The second part of this issue comprises a special dossier dedicated to discuss the “end of the progressive cycle in Latin America”. Edited by Gerardo Muñoz and including articles from Bruno Cava, Sergio Villalobos-Ruminott, Salvador Schavelzon, Michela Russo, Diego Valeriano, Jon Beasley-Murray and Gerardo Muñoz himself, this timely collection of essays critically reviews the contours of contemporary politics in Latin America. Even though the contributions collected by the dossier come from different theoretical and regional perspectives, there is a common thread that unites them: the identification of the limitations of the Latin American “pink tide” and of the need to propose a new political imaginary in the continent. This imaginary, our authors argue, is deeply committed to expanding the democratic horizon of Latin American societies, seriously questions the centripetal forces of populism, directly tackles the problem of the extractivist model, and seeks to overcome the limitations of identity politics. The dossier also presents a special interview with Maristella Svampa, a poem by Andrés Ajens and a review of Ticio Escobar’s book Imagen e interperie, by Michela Russo.

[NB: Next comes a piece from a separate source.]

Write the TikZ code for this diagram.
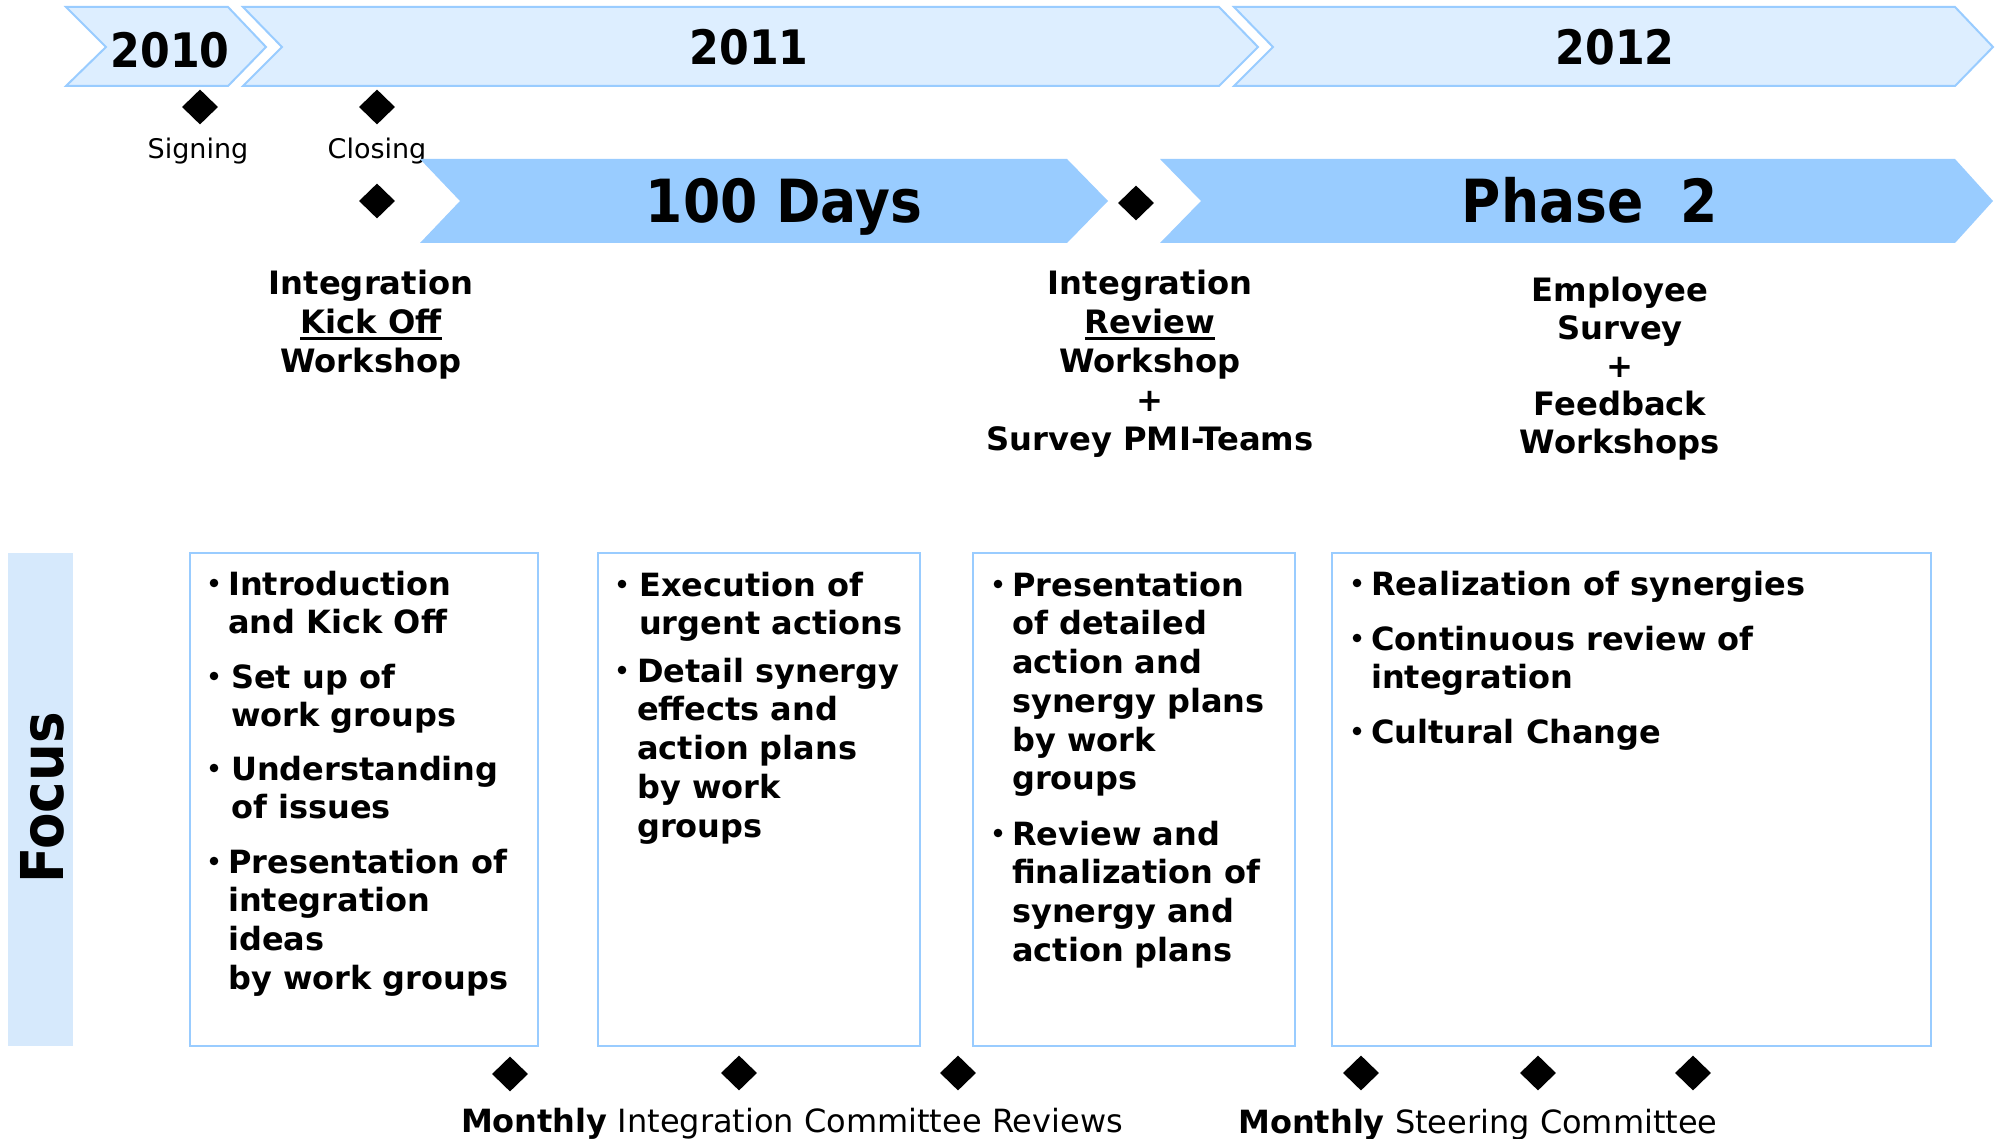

Throughout all of the contributions in this new Journal issue, we wish to invite readers and contributors to retrace the path that we have explored in this first half of 2016 in the hope that it will elicit new questions, ideas and perspectives. We are facing an exciting second half of the year, with new members joining the Editorial Board and our new team of English editors, a new dossier on Water and Extractivism (the call for papers is still open!), new initiatives with the Latin American Bureau, and new conference projects in the pipeline. We are enthusiastic about the future and grateful to all of our contributors, readers and collaborators of every kind for continuing to accompany us in the Alternautas journey off the beaten path!

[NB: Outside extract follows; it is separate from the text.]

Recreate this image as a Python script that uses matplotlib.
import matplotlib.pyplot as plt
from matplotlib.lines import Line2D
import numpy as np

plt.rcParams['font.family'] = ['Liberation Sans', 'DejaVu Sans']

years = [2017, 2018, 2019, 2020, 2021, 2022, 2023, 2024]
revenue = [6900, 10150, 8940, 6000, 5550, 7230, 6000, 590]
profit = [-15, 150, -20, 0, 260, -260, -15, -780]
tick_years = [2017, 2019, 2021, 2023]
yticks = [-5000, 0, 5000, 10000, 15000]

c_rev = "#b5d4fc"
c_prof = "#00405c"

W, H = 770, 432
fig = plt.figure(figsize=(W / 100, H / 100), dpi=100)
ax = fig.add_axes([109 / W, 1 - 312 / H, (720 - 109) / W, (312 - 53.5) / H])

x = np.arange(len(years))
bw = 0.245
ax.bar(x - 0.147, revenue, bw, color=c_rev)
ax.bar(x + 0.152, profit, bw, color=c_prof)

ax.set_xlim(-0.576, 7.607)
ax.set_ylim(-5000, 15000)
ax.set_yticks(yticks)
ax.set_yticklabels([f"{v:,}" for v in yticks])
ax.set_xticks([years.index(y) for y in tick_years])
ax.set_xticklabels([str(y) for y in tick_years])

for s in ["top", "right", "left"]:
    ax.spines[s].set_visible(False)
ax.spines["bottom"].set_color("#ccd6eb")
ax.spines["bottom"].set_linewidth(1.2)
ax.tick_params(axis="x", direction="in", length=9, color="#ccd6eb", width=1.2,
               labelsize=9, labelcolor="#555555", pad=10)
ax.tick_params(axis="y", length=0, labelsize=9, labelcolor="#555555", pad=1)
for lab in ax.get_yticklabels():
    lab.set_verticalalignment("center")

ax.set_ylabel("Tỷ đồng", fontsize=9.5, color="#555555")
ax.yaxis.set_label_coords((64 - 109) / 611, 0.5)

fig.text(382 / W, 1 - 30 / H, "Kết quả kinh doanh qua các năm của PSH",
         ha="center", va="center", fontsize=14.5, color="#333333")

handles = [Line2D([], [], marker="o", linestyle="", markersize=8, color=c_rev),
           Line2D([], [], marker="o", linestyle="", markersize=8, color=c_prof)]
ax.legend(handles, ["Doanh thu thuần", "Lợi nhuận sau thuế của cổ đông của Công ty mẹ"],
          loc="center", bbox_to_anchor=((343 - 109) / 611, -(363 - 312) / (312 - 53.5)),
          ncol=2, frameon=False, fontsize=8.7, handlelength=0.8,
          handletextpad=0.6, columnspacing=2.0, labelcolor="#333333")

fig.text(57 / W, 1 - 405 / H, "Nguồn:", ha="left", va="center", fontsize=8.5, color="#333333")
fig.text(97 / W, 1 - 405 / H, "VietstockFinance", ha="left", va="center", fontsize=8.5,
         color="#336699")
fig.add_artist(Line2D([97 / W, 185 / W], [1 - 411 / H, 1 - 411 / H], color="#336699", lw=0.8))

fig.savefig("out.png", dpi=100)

The Alternautas Editorial Team,
Adrian E. Beling, Ana Estefanía Carballo, Gibrán Cruz Martínez, Emilie Dupuits, Anne Freeland, María Eugenia Giraudo, Sue Iamamoto, Juan Jaime Loera González, María Mancilla García, Louise de Mello, Diego Silva, Martina Tonet, Julien Vanhulst and Johannes M. Waldmüller.

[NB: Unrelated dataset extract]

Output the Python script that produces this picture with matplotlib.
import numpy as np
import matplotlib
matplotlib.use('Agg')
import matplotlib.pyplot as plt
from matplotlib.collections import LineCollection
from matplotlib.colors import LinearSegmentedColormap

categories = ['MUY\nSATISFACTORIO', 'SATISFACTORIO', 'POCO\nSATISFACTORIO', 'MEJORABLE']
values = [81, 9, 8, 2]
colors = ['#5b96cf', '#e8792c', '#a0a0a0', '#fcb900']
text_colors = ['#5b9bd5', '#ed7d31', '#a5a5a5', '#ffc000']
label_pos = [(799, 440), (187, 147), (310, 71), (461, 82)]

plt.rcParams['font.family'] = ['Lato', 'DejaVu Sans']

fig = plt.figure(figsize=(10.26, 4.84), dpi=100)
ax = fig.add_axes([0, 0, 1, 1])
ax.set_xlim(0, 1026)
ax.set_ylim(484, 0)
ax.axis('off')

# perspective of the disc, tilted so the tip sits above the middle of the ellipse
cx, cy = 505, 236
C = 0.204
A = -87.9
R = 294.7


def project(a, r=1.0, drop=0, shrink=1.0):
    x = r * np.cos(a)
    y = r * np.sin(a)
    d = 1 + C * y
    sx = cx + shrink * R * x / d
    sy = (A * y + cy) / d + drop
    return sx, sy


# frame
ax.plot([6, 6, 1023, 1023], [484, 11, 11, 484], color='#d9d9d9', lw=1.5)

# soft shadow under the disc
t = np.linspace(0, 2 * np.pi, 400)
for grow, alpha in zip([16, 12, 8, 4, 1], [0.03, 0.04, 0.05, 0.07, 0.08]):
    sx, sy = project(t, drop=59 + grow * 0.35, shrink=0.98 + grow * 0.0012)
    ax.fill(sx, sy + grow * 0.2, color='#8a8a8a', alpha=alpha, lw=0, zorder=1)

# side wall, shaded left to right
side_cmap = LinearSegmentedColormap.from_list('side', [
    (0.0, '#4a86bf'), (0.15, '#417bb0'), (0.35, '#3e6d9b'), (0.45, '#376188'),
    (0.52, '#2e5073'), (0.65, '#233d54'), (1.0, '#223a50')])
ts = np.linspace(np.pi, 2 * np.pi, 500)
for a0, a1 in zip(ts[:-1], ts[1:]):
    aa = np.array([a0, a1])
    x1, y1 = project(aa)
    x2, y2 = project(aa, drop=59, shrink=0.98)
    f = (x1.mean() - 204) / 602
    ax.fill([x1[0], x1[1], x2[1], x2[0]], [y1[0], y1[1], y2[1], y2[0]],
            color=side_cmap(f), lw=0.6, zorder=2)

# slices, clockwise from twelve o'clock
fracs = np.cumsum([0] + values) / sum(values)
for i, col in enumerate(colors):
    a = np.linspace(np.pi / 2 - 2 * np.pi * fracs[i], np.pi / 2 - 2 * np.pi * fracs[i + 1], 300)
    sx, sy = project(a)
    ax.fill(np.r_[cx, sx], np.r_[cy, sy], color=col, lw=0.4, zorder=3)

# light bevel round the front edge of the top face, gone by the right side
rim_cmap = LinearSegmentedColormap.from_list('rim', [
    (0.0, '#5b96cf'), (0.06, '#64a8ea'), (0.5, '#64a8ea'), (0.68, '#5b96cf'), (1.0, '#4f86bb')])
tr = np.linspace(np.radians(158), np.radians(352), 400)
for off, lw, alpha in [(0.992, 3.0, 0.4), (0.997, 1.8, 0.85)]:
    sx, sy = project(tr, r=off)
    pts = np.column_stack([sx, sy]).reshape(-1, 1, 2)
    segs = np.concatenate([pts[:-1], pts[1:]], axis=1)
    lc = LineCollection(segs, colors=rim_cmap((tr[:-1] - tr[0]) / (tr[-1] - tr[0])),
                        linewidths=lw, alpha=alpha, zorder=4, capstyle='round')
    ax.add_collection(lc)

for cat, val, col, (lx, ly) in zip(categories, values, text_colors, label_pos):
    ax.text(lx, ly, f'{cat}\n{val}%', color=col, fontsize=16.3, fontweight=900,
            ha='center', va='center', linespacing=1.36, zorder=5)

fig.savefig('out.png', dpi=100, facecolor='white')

From a virtual Abya Yala, July 2016.
 The expression comes from the popular song “Divino Maravilhoso”, composed by Caetano Veloso and Gilberto Gil. It was sung for the first time by Gal Costa in a music festival of Record, a Brazilian TV channel, in 1968 and became one of the most representative songs from the Tropicalia movement. The movement arose in the late 1960s, combining a fusion of traditional Brazilian culture with foreign influences and offered strong political criticism, in particular of the dictatorship that followed the 1964 Brazilian Coup d’état.